Third-quarter earnings plunged 61% year-over-year to ¥153.4 billion. Operating profit for the period sank to ¥591.5 billion from ¥1.14 trillion, with the operating margin falling to 3.7% from 7.0%. The company cited slower-than-expected global EV adoption, trade protectionism, supply chain constraints, and intense competition as primary factors. "The anticipated pace of electrification has not materialized," stated an executive vice president, signaling a reassessment of North American EV rollouts.

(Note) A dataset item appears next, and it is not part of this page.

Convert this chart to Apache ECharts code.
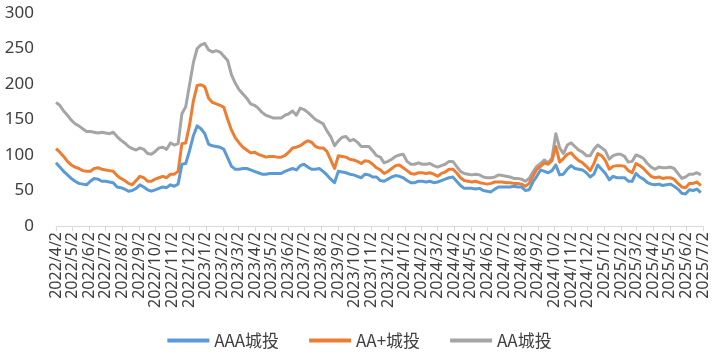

In response, Honda is implementing a major strategic shift. The company has reduced its planned electrification spending through fiscal 2031 from ¥10 trillion to ¥7 trillion. Furthermore, Honda has lowered its global EV sales target for 2030 from 30% to around 20% of total sales, pivoting to emphasize hybrid vehicles as a bridge technology. The new target is to sell 2.2 million hybrid units by 2030.
Amid the automotive unit's struggles, which posted an operating loss of ¥166.4 billion, Honda's motorcycle business provided a crucial financial buffer. The division achieved record sales of 16.44 million units in the nine-month period, generating an operating profit of ¥546.5 billion with an 18.6% margin. This strong performance helped stabilize overall earnings and cash flow.
For the full fiscal year ending March 31, 2026, Honda issued a sharply reduced outlook. The company now forecasts operating profit of ¥550 billion, a 54.7% collapse, and net profit attributable to shareholders of ¥300 billion, a 64.1% drop. The automaker is restructuring its North American EV operations, tightening costs, and plans to unveil a new mid-to-long-term strategy by the end of the fiscal year.